3. Inheritance basis step-up
When investments and property are inherited, there’s some good news from a tax perspective: Many inherited investments receive what’s known as a step-up in basis. Here’s how it works.
Let’s say you buy investments for $10,000 (which is your cost basis). If you sell the investment in the future for $19,000, you might owe capital gains tax on $9,000 (your gain). (Whether or not you’ll own capital gains tax will depend on your tax bracket.) But if you pass away and leave the investment to an heir, that person will get a “step-up” in cost basis — to $19,000, the amount you pass on. That means they can sell the investment for $19,000 without owing any tax.
Likewise, if you’re inheriting investment assets, your cost-basis essentially resets to the date of death market value of the assets, which can translate into massive tax savings.
(Note: Not all assets get this step-up, as it could vary on the asset type and how the asset is owned.)
Managing taxes on your inheritance
While these are the general rules around how an inheritance is taxed, this is a complicated area of tax law.
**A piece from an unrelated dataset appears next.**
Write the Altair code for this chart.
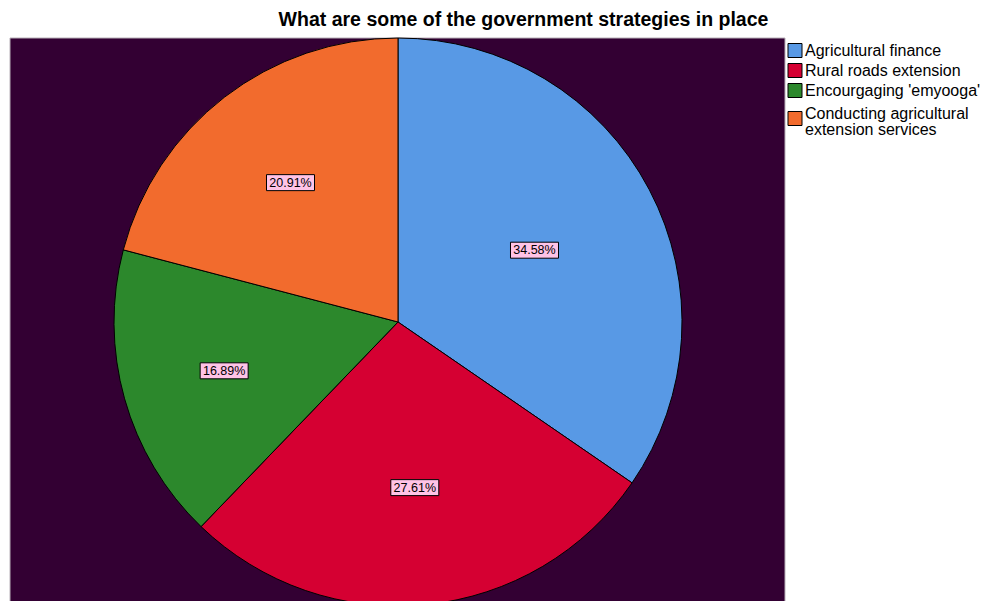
import altair as alt
import pandas as pd

categories = [
    "Agricultural finance",
    "Rural roads extension",
    "Encourgaging 'emyooga'",
    "Conducting agricultural extension services",
]
percentages = [34.58, 27.61, 16.89, 20.91]
colors = ["#5899E5", "#D50032", "#2C882C", "#F26B2D"]

df = pd.DataFrame({"category": categories, "pct": percentages, "order": list(range(len(categories)))})

CX, CY, R = 398, 284, 284
FONT = "Liberation Sans"
color_scale = alt.Scale(domain=categories, range=colors)

bg = alt.Chart(pd.DataFrame({"a": [0]})).mark_rect(
    color="#330033", stroke="#b8b0b8", strokeWidth=1
).encode(x=alt.value(10), x2=alt.value(785), y=alt.value(0), y2=alt.value(575))

pie = alt.Chart(df).mark_arc(outerRadius=R, stroke="black", strokeWidth=1).encode(
    theta=alt.Theta("pct:Q", stack=True),
    order=alt.Order("order:Q"),
    color=alt.Color("category:N", scale=color_scale, legend=None),
    x=alt.value(CX),
    y=alt.value(CY),
)

# labels placed at the centroid of each wedge
base = alt.Chart(df).transform_joinaggregate(total="sum(pct)").transform_window(
    cum="sum(pct)", sort=[alt.SortField("order")], frame=[None, 0]
).transform_calculate(
    mid="(datum.cum - datum.pct/2) / datum.total * 2 * PI",
    half="datum.pct / datum.total * PI",
).transform_calculate(
    rr=f"2 * {R} * sin(datum.half) / (3 * datum.half)",
).transform_calculate(
    lx=f"{CX} + datum.rr * sin(datum.mid)",
    ly=f"{CY} - datum.rr * cos(datum.mid)",
    label="format(datum.pct, '.2f') + '%'",
).transform_calculate(
    bx1="datum.lx - 24", bx2="datum.lx + 24", by1="datum.ly - 8", by2="datum.ly + 8"
)

boxes = base.mark_rect(fill="#FFC3E6", stroke="black", strokeWidth=1).encode(
    x=alt.X("bx1:Q", scale=None, axis=None),
    x2="bx2:Q",
    y=alt.Y("by1:Q", scale=None, axis=None),
    y2="by2:Q",
)

texts = base.mark_text(font=FONT, fontSize=12.5, color="black").encode(
    x=alt.X("lx:Q", scale=None, axis=None),
    y=alt.Y("ly:Q", scale=None, axis=None),
    text="label:N",
)

# legend drawn as marks (SPSS-style, wrapped last entry)
leg = alt.Chart(df).transform_calculate(
    lab="length(datum.category) > 30 ? ['Conducting agricultural', 'extension services'] : [datum.category]",
).transform_calculate(
    nl="length(datum.lab)",
).transform_calculate(
    sy="12.5 + 20 * datum.order + 8 * (datum.nl - 1)",
).transform_calculate(
    sy1="datum.sy - 7", sy2="datum.sy + 7", sx1="788", sx2="802", tx="805",
    ty="datum.sy - 5 * (datum.nl - 1)",
)

leg_sw = leg.mark_rect(stroke="black", strokeWidth=1).encode(
    x=alt.X("sx1:Q", scale=None, axis=None),
    x2="sx2:Q",
    y=alt.Y("sy1:Q", scale=None, axis=None),
    y2="sy2:Q",
    color=alt.Color("category:N", scale=color_scale, legend=None),
)

leg_tx = leg.mark_text(font=FONT, fontSize=16, color="black", align="left", baseline="middle", lineHeight=16.5).encode(
    x=alt.X("tx:Q", scale=None, axis=None),
    y=alt.Y("ty:Q", scale=None, axis=None),
    text=alt.Text("lab:N"),
)

chart = alt.layer(bg, pie, boxes, texts, leg_sw, leg_tx).properties(
    width=983,
    height=563,
    padding={"left": 0, "top": 38, "right": 0, "bottom": 0},
    autosize="none",
    title=alt.TitleParams(
        "What are some of the government strategies in place",
        font=FONT, fontSize=19.5, fontWeight="bold", color="black",
        anchor="middle", dx=32, offset=6,
    ),
).configure_view(stroke=None)

chart.save("out.html", embed_options={"renderer": "svg", "actions": False})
If you are planning on leaving an estate to your heirs, or you will inherit money from a loved one, consider working with a qualified financial advisor, tax advisor, and estate attorney who can help you build a plan to minimize taxes and maximize the inheritance that gets passed on.
This publication is not intended as legal or tax advice. Financial Representatives do not render tax advice. Consult with a tax professional for tax advice that is specific to your situation.